▶ _Input for this task_
◆ ◆ ◆ ◆

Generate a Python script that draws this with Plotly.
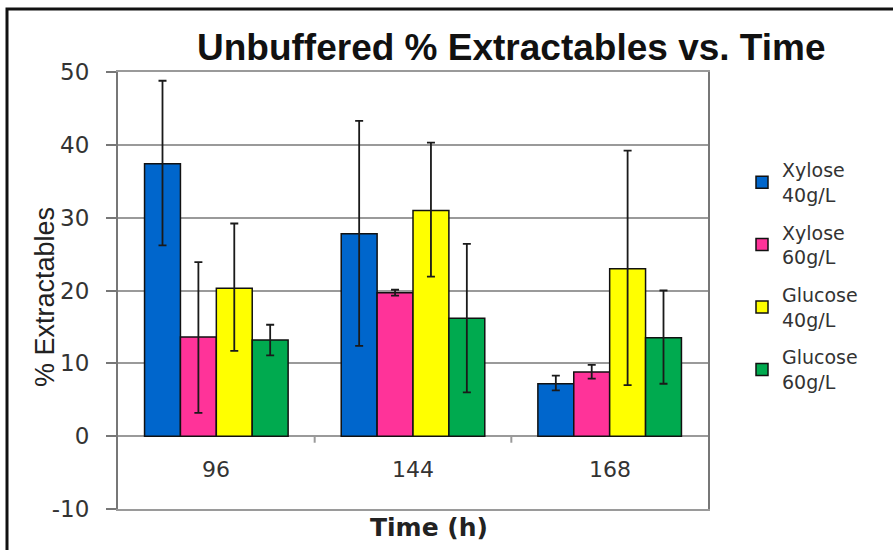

◆ ◆ ◆ ◆

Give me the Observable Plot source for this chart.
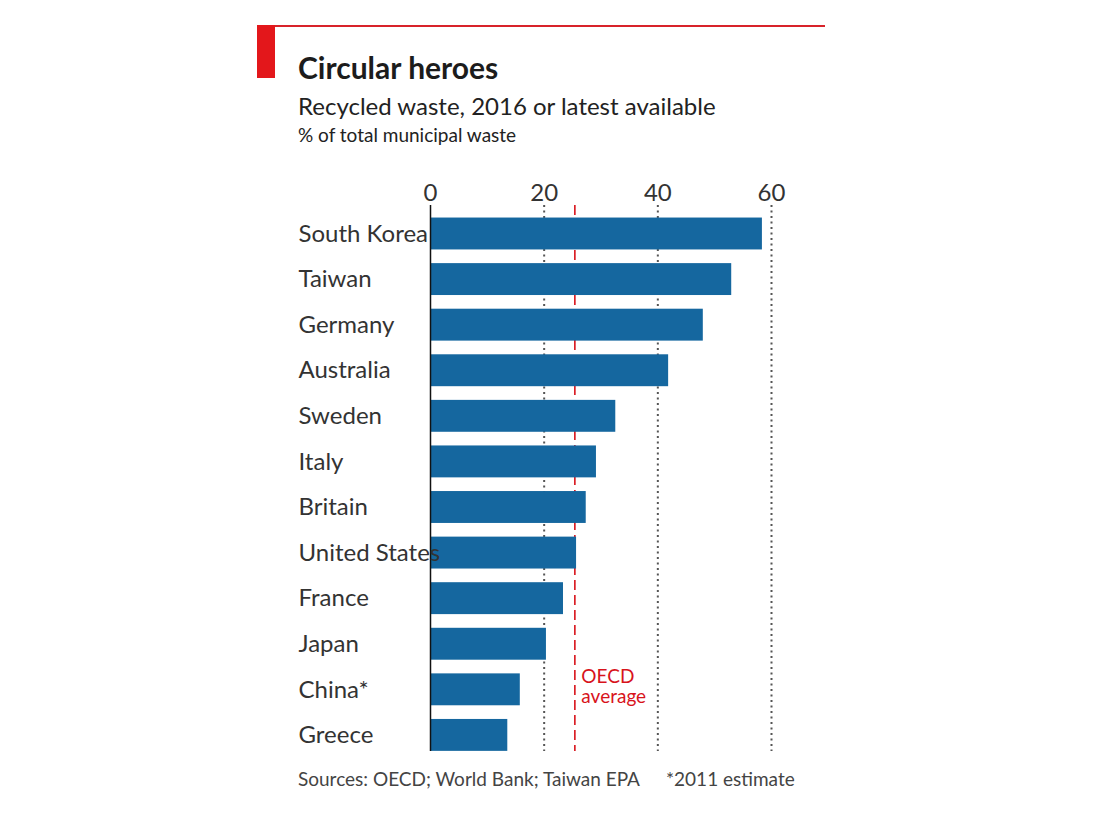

◆ ◆ ◆ ◆

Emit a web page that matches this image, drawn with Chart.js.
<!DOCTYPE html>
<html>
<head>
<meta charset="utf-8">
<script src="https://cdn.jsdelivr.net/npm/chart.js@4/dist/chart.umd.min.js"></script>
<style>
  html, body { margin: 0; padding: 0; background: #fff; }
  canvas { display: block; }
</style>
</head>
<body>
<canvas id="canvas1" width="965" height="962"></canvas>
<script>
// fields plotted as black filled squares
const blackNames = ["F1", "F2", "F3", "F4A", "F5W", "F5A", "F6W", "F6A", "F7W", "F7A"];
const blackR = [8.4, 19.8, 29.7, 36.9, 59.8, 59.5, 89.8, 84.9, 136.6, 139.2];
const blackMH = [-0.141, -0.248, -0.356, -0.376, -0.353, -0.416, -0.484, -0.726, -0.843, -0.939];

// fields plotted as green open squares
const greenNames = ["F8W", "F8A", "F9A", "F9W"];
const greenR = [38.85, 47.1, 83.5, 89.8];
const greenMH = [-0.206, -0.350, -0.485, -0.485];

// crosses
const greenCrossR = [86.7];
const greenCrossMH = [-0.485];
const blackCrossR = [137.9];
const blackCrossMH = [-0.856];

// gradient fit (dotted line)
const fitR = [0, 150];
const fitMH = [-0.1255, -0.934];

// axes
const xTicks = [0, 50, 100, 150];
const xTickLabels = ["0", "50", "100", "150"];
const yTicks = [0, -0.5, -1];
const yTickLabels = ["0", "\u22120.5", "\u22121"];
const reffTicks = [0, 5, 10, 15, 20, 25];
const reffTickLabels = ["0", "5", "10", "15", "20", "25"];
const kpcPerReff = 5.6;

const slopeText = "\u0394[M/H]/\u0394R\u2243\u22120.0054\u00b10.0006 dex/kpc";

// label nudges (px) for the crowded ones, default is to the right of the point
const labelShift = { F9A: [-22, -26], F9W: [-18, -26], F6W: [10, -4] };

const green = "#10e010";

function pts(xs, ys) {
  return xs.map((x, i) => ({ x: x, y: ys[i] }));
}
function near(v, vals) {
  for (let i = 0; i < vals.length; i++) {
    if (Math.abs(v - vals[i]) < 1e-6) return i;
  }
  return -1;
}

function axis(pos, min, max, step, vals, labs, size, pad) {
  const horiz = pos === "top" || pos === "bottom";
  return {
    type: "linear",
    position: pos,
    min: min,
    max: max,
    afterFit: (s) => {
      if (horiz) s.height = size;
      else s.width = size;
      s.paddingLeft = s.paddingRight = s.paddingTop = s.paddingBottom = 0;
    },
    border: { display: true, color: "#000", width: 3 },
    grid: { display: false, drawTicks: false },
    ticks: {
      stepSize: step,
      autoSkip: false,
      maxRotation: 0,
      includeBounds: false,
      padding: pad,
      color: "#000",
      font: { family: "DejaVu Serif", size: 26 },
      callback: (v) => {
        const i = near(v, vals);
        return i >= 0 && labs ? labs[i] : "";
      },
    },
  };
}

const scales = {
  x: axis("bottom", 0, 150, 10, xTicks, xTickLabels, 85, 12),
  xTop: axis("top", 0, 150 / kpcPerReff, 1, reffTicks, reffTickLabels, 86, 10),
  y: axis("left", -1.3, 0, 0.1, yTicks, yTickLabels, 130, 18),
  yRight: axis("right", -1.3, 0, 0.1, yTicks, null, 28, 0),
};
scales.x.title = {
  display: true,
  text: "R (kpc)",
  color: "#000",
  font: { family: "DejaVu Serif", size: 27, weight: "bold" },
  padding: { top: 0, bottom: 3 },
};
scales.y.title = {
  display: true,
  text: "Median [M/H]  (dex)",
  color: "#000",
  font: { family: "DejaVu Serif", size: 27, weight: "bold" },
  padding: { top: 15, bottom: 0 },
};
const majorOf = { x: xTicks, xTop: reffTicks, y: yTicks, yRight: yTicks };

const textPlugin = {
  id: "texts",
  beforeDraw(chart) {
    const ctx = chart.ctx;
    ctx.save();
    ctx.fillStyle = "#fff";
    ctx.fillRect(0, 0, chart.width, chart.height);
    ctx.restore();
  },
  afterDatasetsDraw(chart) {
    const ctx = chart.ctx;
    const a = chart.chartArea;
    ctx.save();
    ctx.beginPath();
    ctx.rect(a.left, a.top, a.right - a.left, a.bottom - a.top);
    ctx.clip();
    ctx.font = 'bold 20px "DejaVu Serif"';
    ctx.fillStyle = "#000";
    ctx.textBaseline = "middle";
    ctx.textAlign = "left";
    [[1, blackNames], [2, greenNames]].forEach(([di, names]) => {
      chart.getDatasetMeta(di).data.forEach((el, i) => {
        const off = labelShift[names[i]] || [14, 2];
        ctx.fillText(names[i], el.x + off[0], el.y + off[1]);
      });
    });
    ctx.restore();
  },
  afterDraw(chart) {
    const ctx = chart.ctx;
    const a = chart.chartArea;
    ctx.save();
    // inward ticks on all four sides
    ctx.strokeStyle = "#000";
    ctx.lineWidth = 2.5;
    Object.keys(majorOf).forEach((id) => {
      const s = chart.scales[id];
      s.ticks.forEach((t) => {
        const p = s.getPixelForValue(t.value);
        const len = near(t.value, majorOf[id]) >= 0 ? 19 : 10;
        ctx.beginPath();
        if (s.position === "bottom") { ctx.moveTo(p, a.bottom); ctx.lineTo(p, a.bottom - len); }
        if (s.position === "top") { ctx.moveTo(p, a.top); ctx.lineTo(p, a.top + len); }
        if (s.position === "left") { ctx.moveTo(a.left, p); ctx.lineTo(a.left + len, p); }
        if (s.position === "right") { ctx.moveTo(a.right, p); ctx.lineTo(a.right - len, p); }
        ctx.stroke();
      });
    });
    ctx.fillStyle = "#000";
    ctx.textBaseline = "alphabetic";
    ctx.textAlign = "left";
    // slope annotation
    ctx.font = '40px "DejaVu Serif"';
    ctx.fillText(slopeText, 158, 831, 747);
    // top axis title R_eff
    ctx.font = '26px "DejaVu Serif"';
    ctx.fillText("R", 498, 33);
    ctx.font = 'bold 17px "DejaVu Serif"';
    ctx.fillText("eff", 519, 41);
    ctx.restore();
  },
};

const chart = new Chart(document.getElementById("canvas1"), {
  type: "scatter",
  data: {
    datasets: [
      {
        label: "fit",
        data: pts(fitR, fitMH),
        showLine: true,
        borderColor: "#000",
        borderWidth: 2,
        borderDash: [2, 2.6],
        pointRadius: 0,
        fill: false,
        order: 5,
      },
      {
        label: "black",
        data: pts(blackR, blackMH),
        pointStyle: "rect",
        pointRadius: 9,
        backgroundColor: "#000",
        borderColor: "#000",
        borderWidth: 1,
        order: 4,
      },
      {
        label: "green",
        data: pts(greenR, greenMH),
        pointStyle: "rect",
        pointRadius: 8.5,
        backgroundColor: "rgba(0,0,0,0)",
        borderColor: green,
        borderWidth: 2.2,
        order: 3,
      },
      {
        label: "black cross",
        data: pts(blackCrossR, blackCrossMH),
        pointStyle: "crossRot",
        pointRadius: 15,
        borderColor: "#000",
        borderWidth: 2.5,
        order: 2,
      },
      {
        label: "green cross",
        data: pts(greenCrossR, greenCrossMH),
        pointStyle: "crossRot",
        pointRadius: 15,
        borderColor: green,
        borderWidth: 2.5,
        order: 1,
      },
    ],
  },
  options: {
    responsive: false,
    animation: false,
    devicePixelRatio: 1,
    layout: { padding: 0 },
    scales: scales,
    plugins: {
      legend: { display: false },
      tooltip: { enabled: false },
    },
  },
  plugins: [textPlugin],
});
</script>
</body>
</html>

◆ ◆ ◆ ◆

▶ _Short exercise_
Give back, word for word, each line from the one containing "Emit a web page" down to the one containing "const kpcPerReff = 5.6;", including those two lines.

▶ _Solution below_
Emit a web page that matches this image, drawn with Chart.js.
<!DOCTYPE html>
<html>
<head>
<meta charset="utf-8">
<script src="https://cdn.jsdelivr.net/npm/chart.js@4/dist/chart.umd.min.js"></script>
<style>
  html, body { margin: 0; padding: 0; background: #fff; }
  canvas { display: block; }
</style>
</head>
<body>
<canvas id="canvas1" width="965" height="962"></canvas>
<script>
// fields plotted as black filled squares
const blackNames = ["F1", "F2", "F3", "F4A", "F5W", "F5A", "F6W", "F6A", "F7W", "F7A"];
const blackR = [8.4, 19.8, 29.7, 36.9, 59.8, 59.5, 89.8, 84.9, 136.6, 139.2];
const blackMH = [-0.141, -0.248, -0.356, -0.376, -0.353, -0.416, -0.484, -0.726, -0.843, -0.939];

// fields plotted as green open squares
const greenNames = ["F8W", "F8A", "F9A", "F9W"];
const greenR = [38.85, 47.1, 83.5, 89.8];
const greenMH = [-0.206, -0.350, -0.485, -0.485];

// crosses
const greenCrossR = [86.7];
const greenCrossMH = [-0.485];
const blackCrossR = [137.9];
const blackCrossMH = [-0.856];

// gradient fit (dotted line)
const fitR = [0, 150];
const fitMH = [-0.1255, -0.934];

// axes
const xTicks = [0, 50, 100, 150];
const xTickLabels = ["0", "50", "100", "150"];
const yTicks = [0, -0.5, -1];
const yTickLabels = ["0", "\u22120.5", "\u22121"];
const reffTicks = [0, 5, 10, 15, 20, 25];
const reffTickLabels = ["0", "5", "10", "15", "20", "25"];
const kpcPerReff = 5.6;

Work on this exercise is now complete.